**Dataset content**:
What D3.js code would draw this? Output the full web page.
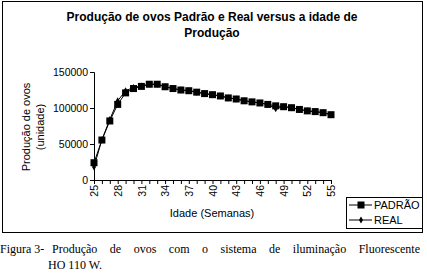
<!DOCTYPE html>
<html>
<head>
<meta charset="utf-8">
<script src="https://cdn.jsdelivr.net/npm/d3@7"></script>
<style>
  body { margin: 0; background: #fff; }
  svg { display: block; }
</style>
</head>
<body>
<div id="chart"></div>
<script>
// weeks of production age
const weeks = d3.range(25, 56);

// standard production curve (PADRÃO)
const padrao = [24000, 55500, 82000, 105000, 121000, 127000, 130000, 133000, 133000, 129500,
  127000, 125000, 124000, 122000, 120000, 118500, 116700, 114000, 112500, 110000,
  108500, 107000, 105000, 103000, 101800, 100400, 98000, 96000, 95000, 93500, 90700];

// measured production (REAL)
const real = [18000, 56000, 84000, 110000, 124000, 128500, 130500, 133000, 133000, 129500,
  127000, 125000, 124000, 122000, 120000, 118500, 116700, 114000, 112500, 110000,
  108500, 107000, 105000, 99000, 101800, 100400, 98000, 96000, 95000, 93500, 90700];

const yTicks = [0, 50000, 100000, 150000];
const xTickLabels = d3.range(25, 56, 3);

const W = 427, H = 280;

const svg = d3.select('#chart').append('svg')
    .attr('width', W)
    .attr('height', H)
    .style('font-family', '"Liberation Sans", Arial, sans-serif');

// chart frame
svg.append('rect')
    .attr('x', 2.5).attr('y', 1.5)
    .attr('width', 420).attr('height', 231)
    .attr('fill', '#fff')
    .attr('stroke', '#000');

const x = d3.scaleLinear().domain([25, 55]).range([94, 331]);
const y = d3.scaleLinear().domain([0, 150000]).range([180, 72]);

// title
svg.append('text')
    .attr('x', 212).attr('y', 21)
    .attr('text-anchor', 'middle')
    .style('font-size', '12px')
    .style('font-weight', 'bold')
    .text('Produção de ovos Padrão e Real versus a idade de');
svg.append('text')
    .attr('x', 212).attr('y', 37)
    .attr('text-anchor', 'middle')
    .style('font-size', '12px')
    .style('font-weight', 'bold')
    .text('Produção');

// y axis
const yAxis = svg.append('g')
    .attr('transform', `translate(${x(25)},0)`)
    .call(d3.axisLeft(y).tickValues(yTicks).tickSize(4).tickFormat(d3.format('d')));
yAxis.select('.domain').attr('stroke', '#000');
yAxis.selectAll('.tick line').attr('stroke', '#000');
yAxis.selectAll('text')
    .attr('x', -6)
    .style('font-size', '10.5px')
    .style('font-family', '"Liberation Sans", Arial, sans-serif')
    .attr('fill', '#000');

// x axis: a tick every week, labels every third week
const xAxis = svg.append('g')
    .attr('transform', `translate(0,${y(0)})`)
    .call(d3.axisBottom(x).tickValues(weeks).tickSize(4).tickSizeOuter(0)
        .tickFormat(d => xTickLabels.includes(d) ? d : ''));
xAxis.select('.domain').attr('stroke', '#000');
xAxis.selectAll('.tick line').attr('stroke', '#000');
xAxis.selectAll('text')
    .attr('transform', 'rotate(-90)')
    .attr('x', -5).attr('y', 0).attr('dy', '0.35em')
    .attr('text-anchor', 'end')
    .style('font-size', '10.5px')
    .style('font-family', '"Liberation Sans", Arial, sans-serif')
    .attr('fill', '#000');

// axis titles
svg.append('text')
    .attr('x', 212).attr('y', 217)
    .attr('text-anchor', 'middle')
    .style('font-size', '11px')
    .text('Idade (Semanas)');

const yTitle = svg.append('text')
    .attr('transform', 'translate(30,127) rotate(-90)')
    .attr('text-anchor', 'middle')
    .style('font-size', '11px');
yTitle.append('tspan').attr('x', 0).attr('dy', 0).text('Produção de ovos');
yTitle.append('tspan').attr('x', 0).attr('dy', '1.25em').text('(unidade)');

const line = d3.line().x((d, i) => x(weeks[i])).y(d => y(d));

// REAL series
svg.append('path')
    .datum(real)
    .attr('d', line)
    .attr('fill', 'none')
    .attr('stroke', '#000')
    .attr('stroke-width', 1);

// PADRÃO series
svg.append('path')
    .datum(padrao)
    .attr('d', line)
    .attr('fill', 'none')
    .attr('stroke', '#000')
    .attr('stroke-width', 1);

svg.append('g').selectAll('rect')
    .data(padrao)
    .join('rect')
    .attr('x', (d, i) => x(weeks[i]) - 3.5)
    .attr('y', d => y(d) - 3.5)
    .attr('width', 7).attr('height', 7)
    .attr('fill', '#000');

const diamond = d3.symbol().type(d3.symbolDiamond).size(14);
svg.append('g').selectAll('path')
    .data(real)
    .join('path')
    .attr('transform', (d, i) => `translate(${x(weeks[i])},${y(d)})`)
    .attr('d', diamond)
    .attr('fill', '#000');

// legend
const legend = svg.append('g');
legend.append('rect')
    .attr('x', 346.5).attr('y', 197.5)
    .attr('width', 76).attr('height', 31)
    .attr('fill', '#fff')
    .attr('stroke', '#000');

const legendItems = [
  { name: 'PADRÃO', marker: 'square', y: 205 },
  { name: 'REAL', marker: 'diamond', y: 220 }
];
legendItems.forEach(item => {
    legend.append('line')
        .attr('x1', 349).attr('x2', 372)
        .attr('y1', item.y).attr('y2', item.y)
        .attr('stroke', '#000');
    if (item.marker === 'square') {
        legend.append('rect')
            .attr('x', 357.5).attr('y', item.y - 3.5)
            .attr('width', 7).attr('height', 7)
            .attr('fill', '#000');
    } else {
        legend.append('path')
            .attr('transform', `translate(361,${item.y})`)
            .attr('d', diamond)
            .attr('fill', '#000');
    }
    legend.append('text')
        .attr('x', 374).attr('y', item.y)
        .attr('dy', '0.36em')
        .style('font-size', '11px')
        .text(item.name);
});

// figure caption: first line justified word by word
const serif = '"Liberation Serif", "Times New Roman", serif';
const capFont = '12px';
svg.append('text')
    .attr('x', 0).attr('y', 253)
    .style('font-family', serif)
    .style('font-size', capFont)
    .text('Figura 3-');

const capWords = 'Produção de ovos com o sistema de iluminação Fluorescente'.split(' ');
const capStart = 52, capEnd = 420;
const wordNodes = capWords.map(w => svg.append('text')
    .attr('y', 253)
    .style('font-family', serif)
    .style('font-size', capFont)
    .text(w));
const widths = wordNodes.map(n => n.node().getComputedTextLength());
const gap = (capEnd - capStart - d3.sum(widths)) / (capWords.length - 1);
let cx = capStart;
wordNodes.forEach((n, i) => {
    n.attr('x', cx);
    cx += widths[i] + gap;
});

svg.append('text')
    .attr('x', 48).attr('y', 269)
    .style('font-family', serif)
    .style('font-size', capFont)
    .text('HO 110 W.');
</script>
</body>
</html>
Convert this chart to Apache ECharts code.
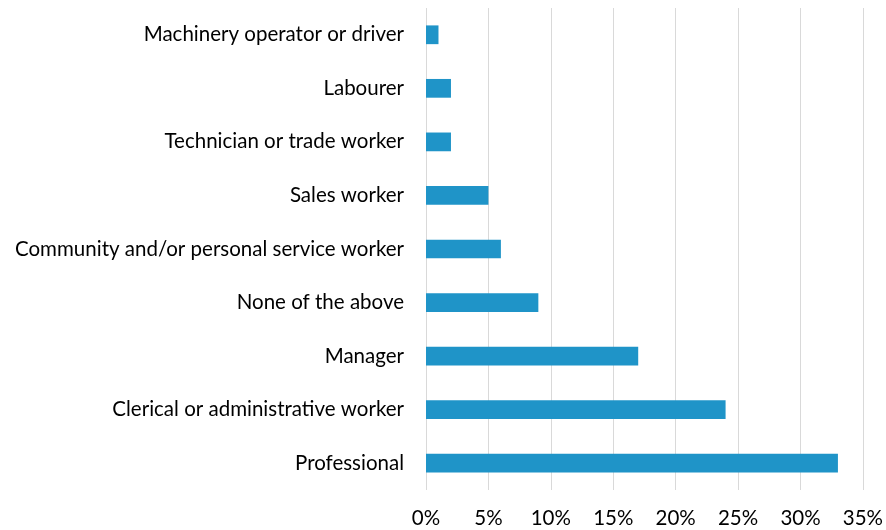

**Task description**: Retype each entry precisely. Skip images entirely.

**Exercise result**:
What D3.js code would draw this? Output the full web page.
<!DOCTYPE html>
<html>
<head>
<meta charset="utf-8">
<script src="https://cdn.jsdelivr.net/npm/d3@7"></script>
<style>
  body { margin: 0; background: #fff; }
  svg { display: block; }
</style>
</head>
<body>
<div id="chart"></div>
<script>
// weeks of production age
const weeks = d3.range(25, 56);

// standard production curve (PADRÃO)
const padrao = [24000, 55500, 82000, 105000, 121000, 127000, 130000, 133000, 133000, 129500,
  127000, 125000, 124000, 122000, 120000, 118500, 116700, 114000, 112500, 110000,
  108500, 107000, 105000, 103000, 101800, 100400, 98000, 96000, 95000, 93500, 90700];

// measured production (REAL)
const real = [18000, 56000, 84000, 110000, 124000, 128500, 130500, 133000, 133000, 129500,
  127000, 125000, 124000, 122000, 120000, 118500, 116700, 114000, 112500, 110000,
  108500, 107000, 105000, 99000, 101800, 100400, 98000, 96000, 95000, 93500, 90700];

const yTicks = [0, 50000, 100000, 150000];
const xTickLabels = d3.range(25, 56, 3);

const W = 427, H = 280;

const svg = d3.select('#chart').append('svg')
    .attr('width', W)
    .attr('height', H)
    .style('font-family', '"Liberation Sans", Arial, sans-serif');

// chart frame
svg.append('rect')
    .attr('x', 2.5).attr('y', 1.5)
    .attr('width', 420).attr('height', 231)
    .attr('fill', '#fff')
    .attr('stroke', '#000');

const x = d3.scaleLinear().domain([25, 55]).range([94, 331]);
const y = d3.scaleLinear().domain([0, 150000]).range([180, 72]);

// title
svg.append('text')
    .attr('x', 212).attr('y', 21)
    .attr('text-anchor', 'middle')
    .style('font-size', '12px')
    .style('font-weight', 'bold')
    .text('Produção de ovos Padrão e Real versus a idade de');
svg.append('text')
    .attr('x', 212).attr('y', 37)
    .attr('text-anchor', 'middle')
    .style('font-size', '12px')
    .style('font-weight', 'bold')
    .text('Produção');

// y axis
const yAxis = svg.append('g')
    .attr('transform', `translate(${x(25)},0)`)
    .call(d3.axisLeft(y).tickValues(yTicks).tickSize(4).tickFormat(d3.format('d')));
yAxis.select('.domain').attr('stroke', '#000');
yAxis.selectAll('.tick line').attr('stroke', '#000');
yAxis.selectAll('text')
    .attr('x', -6)
    .style('font-size', '10.5px')
    .style('font-family', '"Liberation Sans", Arial, sans-serif')
    .attr('fill', '#000');

// x axis: a tick every week, labels every third week
const xAxis = svg.append('g')
    .attr('transform', `translate(0,${y(0)})`)
    .call(d3.axisBottom(x).tickValues(weeks).tickSize(4).tickSizeOuter(0)
        .tickFormat(d => xTickLabels.includes(d) ? d : ''));
xAxis.select('.domain').attr('stroke', '#000');
xAxis.selectAll('.tick line').attr('stroke', '#000');
xAxis.selectAll('text')
    .attr('transform', 'rotate(-90)')
    .attr('x', -5).attr('y', 0).attr('dy', '0.35em')
    .attr('text-anchor', 'end')
    .style('font-size', '10.5px')
    .style('font-family', '"Liberation Sans", Arial, sans-serif')
    .attr('fill', '#000');

// axis titles
svg.append('text')
    .attr('x', 212).attr('y', 217)
    .attr('text-anchor', 'middle')
    .style('font-size', '11px')
    .text('Idade (Semanas)');

const yTitle = svg.append('text')
    .attr('transform', 'translate(30,127) rotate(-90)')
    .attr('text-anchor', 'middle')
    .style('font-size', '11px');
yTitle.append('tspan').attr('x', 0).attr('dy', 0).text('Produção de ovos');
yTitle.append('tspan').attr('x', 0).attr('dy', '1.25em').text('(unidade)');

const line = d3.line().x((d, i) => x(weeks[i])).y(d => y(d));

// REAL series
svg.append('path')
    .datum(real)
    .attr('d', line)
    .attr('fill', 'none')
    .attr('stroke', '#000')
    .attr('stroke-width', 1);

// PADRÃO series
svg.append('path')
    .datum(padrao)
    .attr('d', line)
    .attr('fill', 'none')
    .attr('stroke', '#000')
    .attr('stroke-width', 1);

svg.append('g').selectAll('rect')
    .data(padrao)
    .join('rect')
    .attr('x', (d, i) => x(weeks[i]) - 3.5)
    .attr('y', d => y(d) - 3.5)
    .attr('width', 7).attr('height', 7)
    .attr('fill', '#000');

const diamond = d3.symbol().type(d3.symbolDiamond).size(14);
svg.append('g').selectAll('path')
    .data(real)
    .join('path')
    .attr('transform', (d, i) => `translate(${x(weeks[i])},${y(d)})`)
    .attr('d', diamond)
    .attr('fill', '#000');

// legend
const legend = svg.append('g');
legend.append('rect')
    .attr('x', 346.5).attr('y', 197.5)
    .attr('width', 76).attr('height', 31)
    .attr('fill', '#fff')
    .attr('stroke', '#000');

const legendItems = [
  { name: 'PADRÃO', marker: 'square', y: 205 },
  { name: 'REAL', marker: 'diamond', y: 220 }
];
legendItems.forEach(item => {
    legend.append('line')
        .attr('x1', 349).attr('x2', 372)
        .attr('y1', item.y).attr('y2', item.y)
        .attr('stroke', '#000');
    if (item.marker === 'square') {
        legend.append('rect')
            .attr('x', 357.5).attr('y', item.y - 3.5)
            .attr('width', 7).attr('height', 7)
            .attr('fill', '#000');
    } else {
        legend.append('path')
            .attr('transform', `translate(361,${item.y})`)
            .attr('d', diamond)
            .attr('fill', '#000');
    }
    legend.append('text')
        .attr('x', 374).attr('y', item.y)
        .attr('dy', '0.36em')
        .style('font-size', '11px')
        .text(item.name);
});

// figure caption: first line justified word by word
const serif = '"Liberation Serif", "Times New Roman", serif';
const capFont = '12px';
svg.append('text')
    .attr('x', 0).attr('y', 253)
    .style('font-family', serif)
    .style('font-size', capFont)
    .text('Figura 3-');

const capWords = 'Produção de ovos com o sistema de iluminação Fluorescente'.split(' ');
const capStart = 52, capEnd = 420;
const wordNodes = capWords.map(w => svg.append('text')
    .attr('y', 253)
    .style('font-family', serif)
    .style('font-size', capFont)
    .text(w));
const widths = wordNodes.map(n => n.node().getComputedTextLength());
const gap = (capEnd - capStart - d3.sum(widths)) / (capWords.length - 1);
let cx = capStart;
wordNodes.forEach((n, i) => {
    n.attr('x', cx);
    cx += widths[i] + gap;
});

svg.append('text')
    .attr('x', 48).attr('y', 269)
    .style('font-family', serif)
    .style('font-size', capFont)
    .text('HO 110 W.');
</script>
</body>
</html>
Convert this chart to Apache ECharts code.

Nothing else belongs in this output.